You’ve spent weeks reading abstracts, only to realize your systematic review needs data from 200 full-text PDFs. Manual extraction is tedious, error-prone, and unsustainable. Here’s how to build a custom Python pipeline that automates screening and extraction without sacrificing rigor.

The Core Principle: Heuristic Extraction with Validation

Most researchers think AI automation means black-box models. Instead, build rule-based heuristics—explicit, testable logic that maps text patterns to your variables. This approach is transparent, debuggable, and works exceptionally well for structured data like sample sizes, p-values, or intervention names.

Step 0: Define Your Variables Precisely

Before writing a single line of code, define every data point you need in operational terms. For example, instead of “sample size,” specify: “The total number of participants at baseline, reported as an integer immediately after ‘N=’ or ‘(n=’ in the Methods section.” This clarity prevents ambiguous extractions later.

Step 1: Build a Gold Set via Manual Annotation

Gather 10–20 PDFs that represent the variety in your corpus—different study designs, reporting styles, and file qualities. Then perform manual annotation to create your “gold set.” This is your ground truth: for each paper, record the exact value for each variable. Without this, you cannot test your pipeline.

Step 2: Write and Test Core Functions

Build one extraction function per variable.
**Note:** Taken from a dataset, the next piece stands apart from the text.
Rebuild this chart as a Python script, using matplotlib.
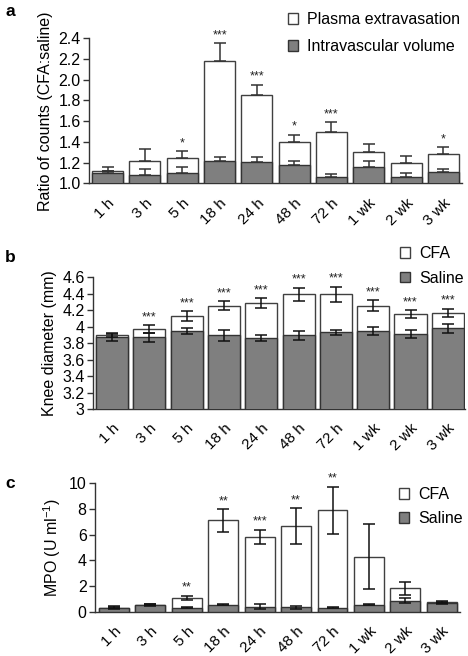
import matplotlib
matplotlib.use("Agg")
import matplotlib.pyplot as plt
from matplotlib.patches import Patch
import numpy as np

plt.rcParams['font.family'] = ['Liberation Sans', 'DejaVu Sans']

cats = ['1 h', '3 h', '5 h', '18 h', '24 h', '48 h', '72 h', '1 wk', '2 wk', '3 wk']

# Panel a
a_total = [1.12, 1.22, 1.24, 2.18, 1.85, 1.40, 1.50, 1.30, 1.20, 1.28]
a_total_err = [0.04, 0.11, 0.07, 0.17, 0.10, 0.07, 0.09, 0.08, 0.06, 0.07]
a_intra = [1.10, 1.08, 1.10, 1.22, 1.21, 1.18, 1.06, 1.16, 1.06, 1.11]
a_intra_err = [0.02, 0.06, 0.06, 0.03, 0.04, 0.04, 0.03, 0.06, 0.04, 0.03]
a_sig = ['', '', '*', '***', '***', '*', '***', '', '', '*']
a_ticks = [1.0, 1.2, 1.4, 1.6, 1.8, 2.0, 2.2, 2.4]
a_ticklabels = ['1.0', '1.2', '1.4', '1.6', '1.8', '2.0', '2.2', '2.4']

# Panel b
b_cfa = [3.90, 3.97, 4.13, 4.255, 4.285, 4.395, 4.395, 4.255, 4.155, 4.17]
b_cfa_err = [0.02, 0.046, 0.06, 0.055, 0.06, 0.08, 0.09, 0.065, 0.047, 0.047]
b_sal = [3.87, 3.87, 3.944, 3.895, 3.866, 3.895, 3.93, 3.947, 3.91, 3.98]
b_sal_err = [0.04, 0.05, 0.035, 0.065, 0.035, 0.055, 0.035, 0.05, 0.05, 0.057]
b_sig = ['', '***', '***', '***', '***', '***', '***', '***', '***', '***']
b_ticks = [3, 3.2, 3.4, 3.6, 3.8, 4, 4.2, 4.4, 4.6]
b_ticklabels = ['3', '3.2', '3.4', '3.6', '3.8', '4', '4.2', '4.4', '4.6']

# Panel c
c_cfa = [0.31, 0.52, 1.04, 7.11, 5.83, 6.64, 7.89, 4.27, 1.82, 0.73]
c_cfa_err = [0.05, 0.05, 0.18, 0.87, 0.55, 1.41, 1.86, 2.53, 0.50, 0.05]
c_sal = [0.28, 0.50, 0.31, 0.52, 0.39, 0.34, 0.29, 0.52, 0.83, 0.70]
c_sal_err = [0.12, 0.08, 0.05, 0.05, 0.18, 0.12, 0.03, 0.03, 0.20, 0.15]
c_sig = ['', '', '**', '**', '***', '**', '**', '', '', '']
c_ticks = [0, 2, 4, 6, 8, 10]

GRAY = '#7f7f7f'
EDGE = '#333333'

fig = plt.figure(figsize=(4.68, 6.56), dpi=100)


def panel(rect, top, top_err, bot, bot_err, sig, ylim, ticks, ticklabels,
          ylabel, xlim, width, one_sided, labels, leg_anchor, leg_spacing):
    ax = fig.add_axes(rect)
    x = np.arange(len(cats))
    ax.bar(x, top, width=width, color='white', edgecolor='#404040', lw=1.0, zorder=1)
    if one_sided:
        ax.errorbar(x, top, yerr=[np.zeros(len(x)), top_err], fmt='none',
                    ecolor='#333333', elinewidth=1.1, capsize=4.2, capthick=1.1, zorder=2)
    ax.bar(x, bot, width=width, color=GRAY, edgecolor=EDGE, lw=1.0, zorder=3)
    if one_sided:
        ax.errorbar(x, bot, yerr=[np.zeros(len(x)), bot_err], fmt='none',
                    ecolor='#333333', elinewidth=1.1, capsize=4.2, capthick=1.1, zorder=4)
    else:
        ax.errorbar(x, top, yerr=top_err, fmt='none', ecolor='#111111',
                    elinewidth=1.1, capsize=4.5, capthick=1.1, zorder=4)
        ax.errorbar(x, bot, yerr=bot_err, fmt='none', ecolor='#111111',
                    elinewidth=1.1, capsize=4.5, capthick=1.1, zorder=4)
    for i, s in enumerate(sig):
        if s:
            ax.annotate(s, xy=(i, top[i] + top_err[i]), xytext=(0, 1.5),
                        textcoords='offset points', ha='center', va='bottom',
                        fontsize=9, color='#222222')
    ax.set_xlim(*xlim)
    ax.set_ylim(*ylim)
    ax.set_yticks(ticks)
    ax.set_yticklabels(ticklabels)
    ax.set_xticks(x)
    ax.set_xticklabels(cats, rotation=45, ha='right', rotation_mode='anchor')
    ax.tick_params(axis='x', length=0, pad=9, labelsize=11)
    ax.tick_params(axis='y', length=4, width=1, direction='out', pad=2,
                   labelsize=11.5, color='#333333')
    for s in ['top', 'right']:
        ax.spines[s].set_visible(False)
    for s in ['left', 'bottom']:
        ax.spines[s].set_color('#333333')
        ax.spines[s].set_linewidth(1.0)
    ax.set_ylabel(ylabel, fontsize=11.5, labelpad=4)
    handles = [Patch(facecolor='white', edgecolor='#404040', lw=1.0),
               Patch(facecolor=GRAY, edgecolor=EDGE, lw=1.0)]
    ax.legend(handles, labels, loc='upper left', bbox_to_anchor=leg_anchor,
              bbox_transform=fig.transFigure, frameon=False, fontsize=11.5,
              handlelength=0.65, handleheight=0.65, handletextpad=0.55,
              labelspacing=leg_spacing, borderpad=0, borderaxespad=0)
    return ax


axa = panel([89 / 468, 1 - 183.3 / 656, (462 - 89) / 468, (183.3 - 38.3) / 656],
            a_total, a_total_err, a_intra, a_intra_err, a_sig, (1.0, 2.4),
            a_ticks, a_ticklabels, 'Ratio of counts (CFA:saline)', (-0.5, 9.5), 0.83,
            True, ['Plasma extravasation', 'Intravascular volume'],
            (288 / 468, 1 - 12 / 656), 0.75)

axb = panel([93 / 468, 1 - 409 / 656, (465 - 93) / 468, (409 - 277.3) / 656],
            b_cfa, b_cfa_err, b_sal, b_sal_err, b_sig, (3, 4.6),
            b_ticks, b_ticklabels, 'Knee diameter (mm)', (-0.51, 9.46), 0.86,
            False, ['CFA', 'Saline'], (400 / 468, 1 - 246 / 656), 0.6)

axc = panel([95 / 468, 1 - 611.5 / 656, (460 - 95) / 468, (611.5 - 483.3) / 656],
            c_cfa, c_cfa_err, c_sal, c_sal_err, c_sig, (0, 10),
            c_ticks, [str(t) for t in c_ticks], 'MPO (U ml$^{\\mathregular{-1}}$)',
            (-0.52, 9.5), 0.82,
            False, ['CFA', 'Saline'], (399 / 468, 1 - 487 / 656), 0.55)

fig.text(5 / 468, 1 - 12 / 656, 'a', fontsize=12.5, fontweight='bold', va='center', ha='left')
fig.text(5 / 468, 1 - 258 / 656, 'b', fontsize=12.5, fontweight='bold', va='center', ha='left')
fig.text(5 / 468, 1 - 483 / 656, 'c', fontsize=12.5, fontweight='bold', va='center', ha='left')

fig.savefig('out.png', dpi=100)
Each function should:

Accept raw text (e.g., from pdfplumber)
Apply regex or keyword-based heuristics
Return the extracted value or None

Test on the gold set. For each function, compare its output against your manual annotations. Use PythonTutor to debug complex logic flows—it visualizes step-by-step execution, making it easy to spot off-by-one errors or missing patterns.

Step 3: Add Flagging Logic and Audit

Not all extractions are equal. Add flagging logic to mark ambiguous results—for example, if a function finds two conflicting numbers for sample size, flag the paper for manual review. Then audit & validate by spot-checking a random sample (e.g., 20% of papers). If accuracy drops below your threshold, refine heuristics based on failure analysis.

Mini-Scenario in Action

You need to extract “intervention type” from 150 papers. Your heuristic searches for “received [treatment]” patterns. After testing on 15 gold-set papers, it misses “underwent” variants. You refine the regex, re-test, and achieve 95% accuracy. You then flag the 5% ambiguous cases for manual review.

Conclusion

Automating systematic review screening isn’t about replacing your expertise—it’s about scaling it. By defining variables precisely, building testable heuristics, and validating against a gold set, you create a pipeline that is both fast and trustworthy. Start small, iterate on failures, and always keep a human in the loop for ambiguous cases. Your future self (and your research timeline) will thank you.